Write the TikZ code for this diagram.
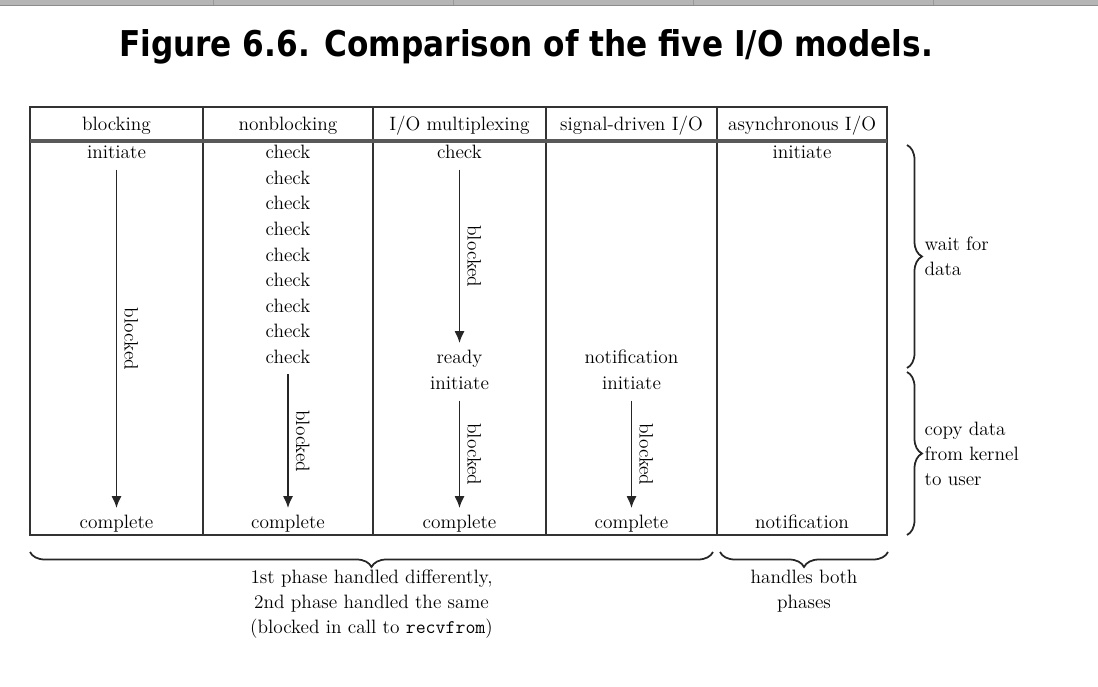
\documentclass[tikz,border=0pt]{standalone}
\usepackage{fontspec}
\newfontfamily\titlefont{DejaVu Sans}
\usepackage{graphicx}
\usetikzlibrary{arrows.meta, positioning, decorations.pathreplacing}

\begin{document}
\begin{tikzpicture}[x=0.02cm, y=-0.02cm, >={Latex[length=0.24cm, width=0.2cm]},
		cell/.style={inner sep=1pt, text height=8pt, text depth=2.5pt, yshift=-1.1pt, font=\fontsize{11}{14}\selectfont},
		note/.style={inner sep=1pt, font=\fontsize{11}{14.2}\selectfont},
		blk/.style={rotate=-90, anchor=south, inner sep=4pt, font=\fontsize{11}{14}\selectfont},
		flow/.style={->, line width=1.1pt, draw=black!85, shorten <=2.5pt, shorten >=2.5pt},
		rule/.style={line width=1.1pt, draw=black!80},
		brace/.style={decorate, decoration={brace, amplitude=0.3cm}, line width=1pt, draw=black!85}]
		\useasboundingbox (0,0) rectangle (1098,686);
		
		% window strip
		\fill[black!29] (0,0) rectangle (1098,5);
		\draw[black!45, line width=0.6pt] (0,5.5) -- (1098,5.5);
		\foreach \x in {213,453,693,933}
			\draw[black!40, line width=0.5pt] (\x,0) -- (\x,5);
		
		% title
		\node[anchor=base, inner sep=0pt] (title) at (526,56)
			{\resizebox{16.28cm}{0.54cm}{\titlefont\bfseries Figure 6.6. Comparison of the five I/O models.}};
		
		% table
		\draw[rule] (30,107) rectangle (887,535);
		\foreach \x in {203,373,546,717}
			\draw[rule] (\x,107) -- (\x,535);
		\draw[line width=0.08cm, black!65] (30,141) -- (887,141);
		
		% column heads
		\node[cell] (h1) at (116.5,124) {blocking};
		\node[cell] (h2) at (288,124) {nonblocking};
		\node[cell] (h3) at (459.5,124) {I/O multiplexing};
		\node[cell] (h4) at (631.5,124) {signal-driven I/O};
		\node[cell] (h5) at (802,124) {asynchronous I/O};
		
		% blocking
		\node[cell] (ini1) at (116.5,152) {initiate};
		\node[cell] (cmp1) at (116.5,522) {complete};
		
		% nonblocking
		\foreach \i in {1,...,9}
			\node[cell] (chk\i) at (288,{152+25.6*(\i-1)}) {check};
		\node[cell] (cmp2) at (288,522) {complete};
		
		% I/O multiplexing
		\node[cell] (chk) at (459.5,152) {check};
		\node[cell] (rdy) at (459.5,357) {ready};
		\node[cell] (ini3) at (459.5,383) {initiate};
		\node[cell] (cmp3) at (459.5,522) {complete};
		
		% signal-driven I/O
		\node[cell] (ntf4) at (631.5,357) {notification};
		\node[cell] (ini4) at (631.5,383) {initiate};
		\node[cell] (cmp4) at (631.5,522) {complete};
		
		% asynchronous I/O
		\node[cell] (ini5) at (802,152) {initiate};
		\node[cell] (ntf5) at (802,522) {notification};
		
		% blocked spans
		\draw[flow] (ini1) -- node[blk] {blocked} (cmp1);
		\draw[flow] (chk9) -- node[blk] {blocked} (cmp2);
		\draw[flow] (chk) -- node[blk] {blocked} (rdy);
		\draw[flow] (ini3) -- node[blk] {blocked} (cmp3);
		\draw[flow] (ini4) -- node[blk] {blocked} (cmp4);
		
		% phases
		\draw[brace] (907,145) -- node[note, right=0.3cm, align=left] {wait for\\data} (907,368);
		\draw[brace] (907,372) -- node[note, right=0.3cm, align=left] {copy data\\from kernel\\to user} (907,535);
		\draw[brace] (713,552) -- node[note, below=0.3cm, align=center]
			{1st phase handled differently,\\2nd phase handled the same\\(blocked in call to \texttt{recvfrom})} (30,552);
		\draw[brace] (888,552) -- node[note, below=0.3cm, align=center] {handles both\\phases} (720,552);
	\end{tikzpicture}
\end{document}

☆ ☆ ☆

**SET PROBLEM**
Transcribe the whole listing exactly. Pictures stay out of your copy.

**FINISHED EXERCISE**
Write the TikZ code for this diagram.
\documentclass[tikz,border=0pt]{standalone}
\usepackage{fontspec}
\newfontfamily\titlefont{DejaVu Sans}
\usepackage{graphicx}
\usetikzlibrary{arrows.meta, positioning, decorations.pathreplacing}

\begin{document}
\begin{tikzpicture}[x=0.02cm, y=-0.02cm, >={Latex[length=0.24cm, width=0.2cm]},
		cell/.style={inner sep=1pt, text height=8pt, text depth=2.5pt, yshift=-1.1pt, font=\fontsize{11}{14}\selectfont},
		note/.style={inner sep=1pt, font=\fontsize{11}{14.2}\selectfont},
		blk/.style={rotate=-90, anchor=south, inner sep=4pt, font=\fontsize{11}{14}\selectfont},
		flow/.style={->, line width=1.1pt, draw=black!85, shorten <=2.5pt, shorten >=2.5pt},
		rule/.style={line width=1.1pt, draw=black!80},
		brace/.style={decorate, decoration={brace, amplitude=0.3cm}, line width=1pt, draw=black!85}]
		\useasboundingbox (0,0) rectangle (1098,686);
		
		% window strip
		\fill[black!29] (0,0) rectangle (1098,5);
		\draw[black!45, line width=0.6pt] (0,5.5) -- (1098,5.5);
		\foreach \x in {213,453,693,933}
			\draw[black!40, line width=0.5pt] (\x,0) -- (\x,5);
		
		% title
		\node[anchor=base, inner sep=0pt] (title) at (526,56)
			{\resizebox{16.28cm}{0.54cm}{\titlefont\bfseries Figure 6.6. Comparison of the five I/O models.}};
		
		% table
		\draw[rule] (30,107) rectangle (887,535);
		\foreach \x in {203,373,546,717}
			\draw[rule] (\x,107) -- (\x,535);
		\draw[line width=0.08cm, black!65] (30,141) -- (887,141);
		
		% column heads
		\node[cell] (h1) at (116.5,124) {blocking};
		\node[cell] (h2) at (288,124) {nonblocking};
		\node[cell] (h3) at (459.5,124) {I/O multiplexing};
		\node[cell] (h4) at (631.5,124) {signal-driven I/O};
		\node[cell] (h5) at (802,124) {asynchronous I/O};
		
		% blocking
		\node[cell] (ini1) at (116.5,152) {initiate};
		\node[cell] (cmp1) at (116.5,522) {complete};
		
		% nonblocking
		\foreach \i in {1,...,9}
			\node[cell] (chk\i) at (288,{152+25.6*(\i-1)}) {check};
		\node[cell] (cmp2) at (288,522) {complete};
		
		% I/O multiplexing
		\node[cell] (chk) at (459.5,152) {check};
		\node[cell] (rdy) at (459.5,357) {ready};
		\node[cell] (ini3) at (459.5,383) {initiate};
		\node[cell] (cmp3) at (459.5,522) {complete};
		
		% signal-driven I/O
		\node[cell] (ntf4) at (631.5,357) {notification};
		\node[cell] (ini4) at (631.5,383) {initiate};
		\node[cell] (cmp4) at (631.5,522) {complete};
		
		% asynchronous I/O
		\node[cell] (ini5) at (802,152) {initiate};
		\node[cell] (ntf5) at (802,522) {notification};
		
		% blocked spans
		\draw[flow] (ini1) -- node[blk] {blocked} (cmp1);
		\draw[flow] (chk9) -- node[blk] {blocked} (cmp2);
		\draw[flow] (chk) -- node[blk] {blocked} (rdy);
		\draw[flow] (ini3) -- node[blk] {blocked} (cmp3);
		\draw[flow] (ini4) -- node[blk] {blocked} (cmp4);
		
		% phases
		\draw[brace] (907,145) -- node[note, right=0.3cm, align=left] {wait for\\data} (907,368);
		\draw[brace] (907,372) -- node[note, right=0.3cm, align=left] {copy data\\from kernel\\to user} (907,535);
		\draw[brace] (713,552) -- node[note, below=0.3cm, align=center]
			{1st phase handled differently,\\2nd phase handled the same\\(blocked in call to \texttt{recvfrom})} (30,552);
		\draw[brace] (888,552) -- node[note, below=0.3cm, align=center] {handles both\\phases} (720,552);
	\end{tikzpicture}
\end{document}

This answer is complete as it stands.